HMRC’s final Qrops rules, published last month, require Qrops providers to treat non-residents and residents of a jurisdiction in the same way for tax purposes from April 6.
Guernsey had hoped it could continue to offer pensions to non-residents after it introduced new 157E legislation designed to meet the Revenue’s new requirements.
However, a note issued by Guernsey’s income tax office says: “HMRC’s list of approved Qrops, to be published next on April 12, 2012, will only include a Guernsey scheme if HMRC is satisfied that the scheme is ‘residents-only’.
“HMRC indicates that it will seek to revise its regulations further in order to disqualify 157E schemes from Qrops listings.”
It is unclear how HMRC will treat other Qrops jurisdictions.
Guernsey Association of Pension Providers president Stephen Ainsworth says: “We have worked very closely with the Guernsey Income Tax Office and with senior politicians to create a flexible but robust pensions system which not only meets the needs of Guernsey residents but which meets the requirements of HMRC for Qrops transfers.

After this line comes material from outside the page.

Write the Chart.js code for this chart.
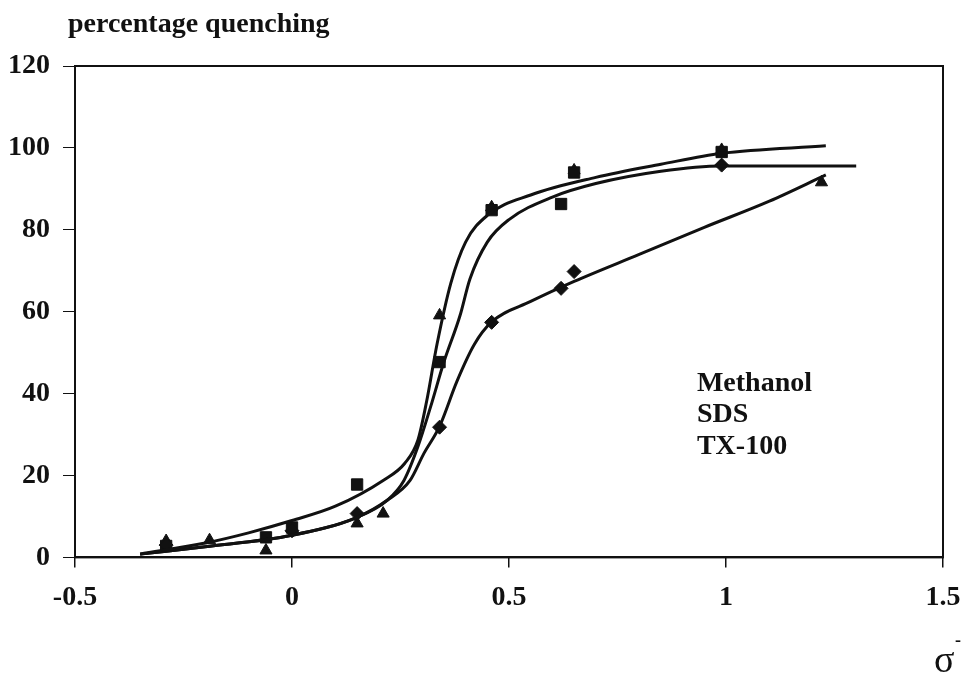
<!DOCTYPE html>
<html>
<head>
<meta charset="utf-8">
<script src="https://cdn.jsdelivr.net/npm/chart.js@4.4.1/dist/chart.umd.min.js"></script>
<style>
    body { margin: 0; background: #fff; }
    #wrap { width: 962px; height: 678px; }
</style>
</head>
<body>
<div id="wrap"><canvas id="quenchChart"></canvas></div>
<script>
const seriesNames = ['Methanol', 'SDS', 'TX-100'];

const methanolX = [-0.29, 0, 0.15, 0.34, 0.46, 0.62, 0.65, 0.99];
const methanolY = [3, 6.5, 10.7, 31.8, 57.4, 65.7, 69.8, 95.8];

const sdsX = [-0.29, -0.06, 0, 0.15, 0.34, 0.46, 0.62, 0.65, 0.99];
const sdsY = [2.8, 4.9, 7.3, 17.8, 47.7, 84.8, 86.3, 94, 99];

const tx100X = [-0.29, -0.19, -0.06, 0.15, 0.21, 0.34, 0.46, 0.65, 0.99, 1.22];
const tx100Y = [4, 4.2, 1.7, 8.3, 10.7, 59.1, 85.5, 94.5, 99.5, 91.6];

// Fitted curves
const fitAX = [-0.35, -0.2, -0.1, 0, 0.1, 0.21, 0.26, 0.29, 0.31, 0.334, 0.366, 0.40, 0.45, 0.55, 0.7, 0.85, 0.99, 1.23];
const fitAY = [0.8, 3.5, 6, 9, 12.5, 18.8, 23, 28.6, 38, 52, 67, 77, 83.5, 88.5, 92.8, 96, 98.7, 100.5];

const fitBX = [-0.35, -0.2, 0, 0.15, 0.22, 0.258, 0.29, 0.32, 0.35, 0.387, 0.41, 0.45, 0.5, 0.6, 0.7, 0.85, 0.99, 1.3];
const fitBY = [0.8, 2.6, 5.4, 9.8, 14, 18.8, 27, 37, 47.7, 59, 68, 77, 82.5, 88, 91.3, 94.3, 95.6, 95.6];

const fitCX = [-0.35, -0.2, 0, 0.15, 0.22, 0.272, 0.304, 0.34, 0.38, 0.42, 0.46, 0.55, 0.65, 0.8, 0.95, 1.1, 1.23];
const fitCY = [0.8, 2.6, 5.4, 9.8, 14, 18.8, 25.4, 32, 43, 52, 57.5, 62.5, 67.4, 74, 80.6, 87, 93.4];

// Axis ticks
const xTicks = [-0.5, 0, 0.5, 1, 1.5];
const yTicks = [0, 20, 40, 60, 80, 100, 120];

const serif = '"Liberation Serif", "Times New Roman", serif';

function toPoints(xs, ys) {
    return xs.map((x, i) => ({ x: x, y: ys[i] }));
}

function curveDataset(xs, ys) {
    return {
        data: toPoints(xs, ys),
        showLine: true,
        borderColor: '#111',
        borderWidth: 3,
        pointRadius: 0,
        cubicInterpolationMode: 'monotone',
        fill: false
    };
}

function markerDataset(label, xs, ys, style, radius) {
    return {
        label: label,
        data: toPoints(xs, ys),
        showLine: false,
        pointStyle: style,
        pointRadius: radius,
        backgroundColor: '#111',
        borderColor: '#111',
        borderWidth: 1
    };
}

// Frame round the plot area, the title, the plain text legend and the sigma label
const framePlugin = {
    id: 'frame',
    afterDraw(chart) {
        const { ctx, chartArea, scales } = chart;
        ctx.save();
        ctx.strokeStyle = '#111';
        ctx.lineWidth = 2;
        ctx.strokeRect(chartArea.left, chartArea.top, chartArea.right - chartArea.left, chartArea.bottom - chartArea.top);

        ctx.fillStyle = '#111';
        ctx.textBaseline = 'middle';
        ctx.textAlign = 'left';
        ctx.font = 'bold 28px ' + serif;
        ctx.fillText('percentage quenching', 68, 25);

        const lx = scales.x.getPixelForValue(0.933);
        const ly = scales.y.getPixelForValue(42.5);
        seriesNames.forEach((name, i) => {
            ctx.fillText(name, lx, ly + i * 31.5);
        });

        ctx.font = '38px ' + serif;
        ctx.fillText('σ', 934, 662);
        ctx.font = 'bold 18px ' + serif;
        ctx.fillText('-', 955, 641);
        ctx.restore();
    }
};

new Chart(document.getElementById('quenchChart').getContext('2d'), {
    type: 'scatter',
    data: {
        datasets: [
            curveDataset(fitAX, fitAY),
            curveDataset(fitBX, fitBY),
            curveDataset(fitCX, fitCY),
            markerDataset(seriesNames[0], methanolX, methanolY, 'rectRot', 7),
            markerDataset(seriesNames[1], sdsX, sdsY, 'rect', 8),
            markerDataset(seriesNames[2], tx100X, tx100Y, 'triangle', 7)
        ]
    },
    options: {
        responsive: true,
        maintainAspectRatio: false,
        animation: false,
        layout: {
            padding: { left: -5, right: 0, top: 66, bottom: 49 }
        },
        scales: {
            x: {
                min: -0.5,
                max: 1.5,
                afterBuildTicks: axis => { axis.ticks = xTicks.map(v => ({ value: v })); },
                // let the last tick label run into the right margin as in the original
                afterFit: axis => { axis.paddingRight = 19; },
                grid: { drawOnChartArea: false, drawTicks: true, tickLength: 10, color: '#111', lineWidth: 1.5 },
                border: { color: '#111', width: 2 },
                ticks: {
                    color: '#111',
                    padding: 14,
                    font: { family: serif, size: 28, weight: 'bold' },
                    callback: v => String(v)
                }
            },
            y: {
                min: 0,
                max: 120,
                afterBuildTicks: axis => { axis.ticks = yTicks.map(v => ({ value: v })); },
                grid: { drawOnChartArea: false, drawTicks: true, tickLength: 12, color: '#111', lineWidth: 1 },
                border: { color: '#111', width: 2 },
                ticks: {
                    color: '#111',
                    padding: 13,
                    font: { family: serif, size: 28, weight: 'bold' }
                }
            }
        },
        plugins: {
            legend: { display: false },
            tooltip: { enabled: false },
            title: { display: false }
        }
    },
    plugins: [framePlugin]
});
</script>
</body>
</html>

“Accordingly it is frustrating that HMRC, having set out its detailed rules, then seeks to set them aside without notice in order to meet an unpublished policy objective.
“It is also concerning that, despite advice given by GAPP and others in their response to the consultation on the April regulations, HMRC has not recognised the many reasons why it may be entirely appropriate for Guernsey pension schemes to be open to non Guernsey members.”
Earlier this month, Isle of Man provider Boal & Co de-registered its ’Trinity’ Qrops after the island failed to adapt its pension rules to meet the new HMRC requirements.
A HMRC spokesman says: “From April 6, 2012 one of the conditions a pension scheme must meet to be a Qrops is that if there is a tax relief for non-residents on benefits paid from a pension scheme then the same, or substantially the same, tax relief must be available to residents. This is known as the benefits tax relief test.
“A pension scheme that can have only residents as members will meet the benefits tax relief test. Pension schemes will need to meet the new conditions to be a Qrops.
“If a pension scheme that was a Qrops on April 5, 2012 no longer meets the conditions to be a Qrops, members of the pension scheme will be able to remain as members and receive a pension paid from the sums transferred without incurring member payment charges.”